Security needs to be embedded in every stage of the business cycle

Infosys is building an integrated platform that performs incident response, monitoring, proactive threat intelligence, apply analytics, and automation to monitor security breaches/ threats. The platform uses analytics and artificial intelligence to predict and alert the client on potential threats. In a recent interaction, Vishal Salvi, chief information security officer (CISO) and Head, Cyber Security Practice, Infosys, tells SudhirChowdhary that more than technology itself, nurturing a culture that recognisescybersecurity as top priority is critical to establishing digital trust and resiliency in these evolving times. Excerpts:

How is Infosys ensuring business resilience and IT security for its clients in the new normal?

Challenges from the enhanced threat surface due to Covid-19 brought about a greater experience in handling cybersecurity with over 200,000 employees shifting out of the organisational boundaries in a short span. We were able to move about 95% of our employees to a work-from-home model during the first three weeks of the pandemic.
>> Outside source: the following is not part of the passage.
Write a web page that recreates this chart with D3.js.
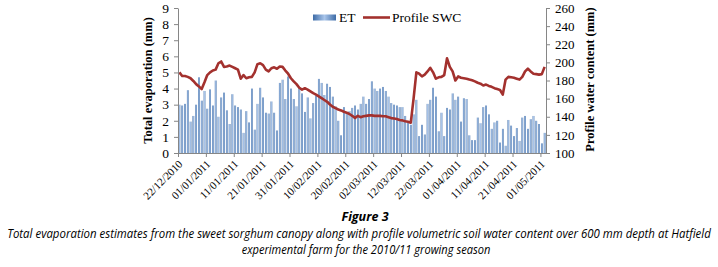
<!DOCTYPE html>
<html><head><meta charset="utf-8">
<script src="https://cdn.jsdelivr.net/npm/d3@7"></script>
<style>html,body{margin:0;padding:0;background:#fff;}svg{display:block;}</style>
</head><body>
<svg id="c" width="718" height="267"></svg>
<script>
// ---- data ----
const startDate = "2010-12-22";
const etValues = [3.0,2.95,3.05,3.9,1.95,2.3,3.0,4.7,3.25,3.85,2.75,3.95,2.95,4.5,2.25,3.45,3.75,2.65,1.8,3.65,
2.95,2.85,2.7,1.25,2.6,1.9,4.0,1.45,3.05,4.05,3.45,2.5,2.45,3.2,2.5,1.4,4.35,4.55,3.35,4.75,
4.0,3.35,2.9,4.05,3.7,2.55,3.45,2.15,3.1,3.55,4.6,4.35,3.6,4.3,4.1,3.5,2.9,2.0,1.1,2.85,
2.5,2.6,2.8,2.95,2.7,3.05,3.5,3.05,3.35,4.45,4.0,3.85,4.0,4.1,3.85,3.5,3.1,3.0,2.95,2.85,
2.85,2.3,1.9,1.75,2.4,3.3,1.05,1.75,1.15,3.05,3.3,4.05,3.5,1.35,2.5,1.05,2.8,2.7,3.7,3.3,
3.5,1.95,3.4,3.35,1.1,0.8,0.8,2.2,1.85,2.85,2.95,2.4,1.5,1.9,2.0,0.65,1.5,0.45,2.05,1.7,
1.05,1.55,0.75,2.2,2.3,1.5,2.1,2.3,2.0,1.8,0.6,1.25];
const swcValues = [189,185,185,184,182.5,179.5,176,173.5,170.5,178,186,189,191,192,199,201,195,195.5,196.5,195,
193.5,192,182,186,182.5,183.5,184,189,198,199,197,192,190,193.5,194.5,193,195.5,195,191,187.5,
182.5,179,176,172,170,171.5,170,168,166,164.5,162.5,160.5,158.5,156.5,153.5,151,149.5,148,147,145.5,
144.5,143,141,138.5,141,139.5,140.5,141,141.5,141.5,141,141,141,140.5,140.5,139.5,138.5,138,137.5,136.5,
136,135,134.5,133.5,160,189,187.5,184.5,186.5,190,194,189,182,183.5,184,186,204.5,195,190,180,
184.5,183,182.5,182,181,180.2,179,177.5,176.5,174.5,175.5,174,173,171.5,170.5,169.5,164.5,181,184,183.5,
183,182,181,184,190,193,190,187.5,187,186.5,187,195];
const tickLabels = ["22/12/2010","01/01/2011","11/01/2011","21/01/2011","31/01/2011","10/02/2011","20/02/2011",
"02/03/2011","12/03/2011","22/03/2011","01/04/2011","11/04/2011","21/04/2011","01/05/2011"];
const leftTicks = [0,1,2,3,4,5,6,7,8,9];
const rightTicks = [100,120,140,160,180,200,220,240,260];
const seriesNames = ["ET","Profile SWC"];
const axisTitles = ["Total evaporation (mm)","Profile water content (mm)"];
const figTitle = "Figure 3";
const captionLines = ["Total evaporation estimates from the sweet sorghum canopy along with profile volumetric soil water content over 600 mm depth at Hatfield",
"experimental farm for the 2010/11 growing season"];

// ---- chart ----
const svg = d3.select("#c");
const L = 178, R = 546, T = 8, B = 153;
const parse = d3.timeParse("%Y-%m-%d");
const parseTick = d3.timeParse("%d/%m/%Y");
const d0 = parse(startDate);
const dates = etValues.map((v,i)=>d3.timeDay.offset(d0,i));
const dEnd = d3.timeDay.offset(d0, etValues.length);
const x = d3.scaleTime().domain([d0,dEnd]).range([L,R]);
const day = (R-L)/etValues.length;
const yL = d3.scaleLinear().domain([0,9]).range([B,T]);
const yR = d3.scaleLinear().domain([100,260]).range([B,T]);

const defs = svg.append("defs");
const g = defs.append("linearGradient").attr("id","bg").attr("x1","0").attr("x2","1").attr("y1","0").attr("y2","0");
g.append("stop").attr("offset","0%").attr("stop-color","#3d6ba6");
g.append("stop").attr("offset","50%").attr("stop-color","#a9c5ea");
g.append("stop").attr("offset","100%").attr("stop-color","#3d6ba6");

const serif = "'Liberation Serif','Times New Roman',serif";

svg.append("g").selectAll("rect").data(etValues).join("rect")
  .attr("x",(d,i)=>x(dates[i])+day*0.2)
  .attr("width",day*0.62)
  .attr("y",d=>yL(d))
  .attr("height",d=>B-yL(d))
  .attr("fill","url(#bg)");

const line = d3.line().x((d,i)=>x(dates[i])+day/2).y(d=>yR(d));
svg.append("path").datum(swcValues).attr("d",line)
  .attr("fill","none").attr("stroke","#a3312e").attr("stroke-width",2.6).attr("stroke-linejoin","round");

// axes
const axL = svg.append("g").attr("transform",`translate(${L},0)`)
  .call(d3.axisLeft(yL).tickValues(leftTicks).tickSize(4).tickSizeOuter(0).tickPadding(5));
const axR = svg.append("g").attr("transform",`translate(${R},0)`)
  .call(d3.axisRight(yR).tickValues(rightTicks).tickSize(4).tickSizeOuter(0).tickPadding(5));
const axB = svg.append("g").attr("transform",`translate(0,${B})`)
  .call(d3.axisBottom(x).tickValues(tickLabels.map(parseTick)).tickFormat(d3.timeFormat("%d/%m/%Y")).tickSize(4).tickSizeOuter(0));
[axL,axR,axB].forEach(a=>{
  a.selectAll("path,line").attr("stroke","#868686").attr("stroke-width",1);
  a.selectAll("text").attr("fill","#000").style("font-family",serif);
});
axL.selectAll("text").style("font-size","13.5px");
axR.selectAll("text").style("font-size","13px");
axB.selectAll("text").style("font-size","11px")
  .attr("text-anchor","end").attr("dy","0.35em").attr("y",0)
  .attr("transform","translate(2,9) rotate(-45)");

// axis titles
svg.append("text").attr("transform",`translate(152,${(T+B)/2}) rotate(-90)`)
  .attr("text-anchor","middle").style("font-family",serif).style("font-weight","bold").style("font-size","12.5px")
  .text(axisTitles[0]);
svg.append("text").attr("transform",`translate(594,${(T+B)/2-1}) rotate(-90)`)
  .attr("text-anchor","middle").style("font-family",serif).style("font-weight","bold").style("font-size","12.5px")
  .text(axisTitles[1]);

// legend
svg.append("rect").attr("x",313).attr("y",14.5).attr("width",23).attr("height",6).attr("fill","url(#bg)");
svg.append("text").attr("x",339).attr("y",22).style("font-family",serif).style("font-size","13.5px").text(seriesNames[0]);
svg.append("line").attr("x1",363).attr("x2",390).attr("y1",17.5).attr("y2",17.5).attr("stroke","#a3312e").attr("stroke-width",2.6);
svg.append("text").attr("x",392).attr("y",22).style("font-family",serif).style("font-size","13.5px").text(seriesNames[1]);

// caption (condensed by horizontal scaling to mimic the narrow italic face)
const cap = "'Open Sans','Noto Sans',sans-serif";
function capText(str, cx, cy, targetW, size, bold){
  const t = svg.append("text").attr("text-anchor","middle")
    .style("font-family",cap).style("font-style","italic").style("font-size",size+"px")
    .style("font-weight",bold?"bold":"normal").text(str);
  const w = t.node().getComputedTextLength();
  const s = Math.min(1, targetW / w);
  t.attr("transform",`translate(${cx},${cy}) scale(${s},1)`);
}
capText(figTitle, 365, 221, 48, 12.5, true);
capText(captionLines[0], 359, 238, 704, 12, false);
capText(captionLines[1], 366, 254, 249, 12, false);
</script>
</body></html>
The massive shift to a remote working culture put enterprises at the mercy of cyber hygiene.

For any enterprise to be able to protect data in a distributed network of remote workspaces, information tracking and security policies need to be deployed with the business able to minimise security risks and achieve business resilience. We made significant adjustments to the rules for monitoring and use-case generation so we could adapt to the new ways of working. All our endeavours, including data aggregation and analytics for operations and infrastructure provision planning, take into consideration employee privacy mandates. We developed new models to monitor employees for reasonable assurance of their productivity without conflicting privacy mandates.

Enterprises need to ensure a proper borderless security architecture is configured when devices connect from remote locations. Organisations which are not able to make this shift are the ones who are at a risk of falling prey to cyber attacks.
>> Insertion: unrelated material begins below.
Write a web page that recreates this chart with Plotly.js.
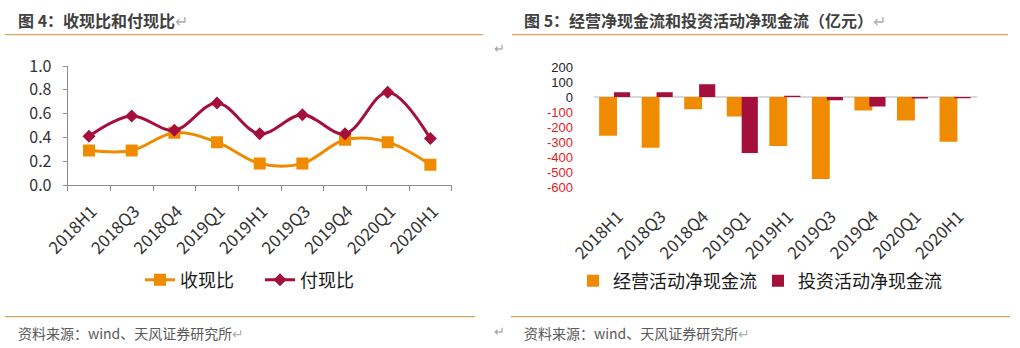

How can companies lean on security to foster digital trust with customers?

As digitisation becomes more advanced and cyber attacks get more lethal and sophisticated, organisations need to be always on their guard. One way of doing that is to keep an eye on security. The secret lies in empowering and enabling all stakeholders to practice security. The principles of secure by design and privacy by design can play an important role in ensuring that security is embedded at the beginning and in every stage of the business cycle. Security also needs to be designed into every enterprise architecture. Privacy-related regulatory mandates have made it essential to incorporate privacy by design in almost every project. This plays a key role for organisations to gain digital trust which is a huge competitive differentiator today.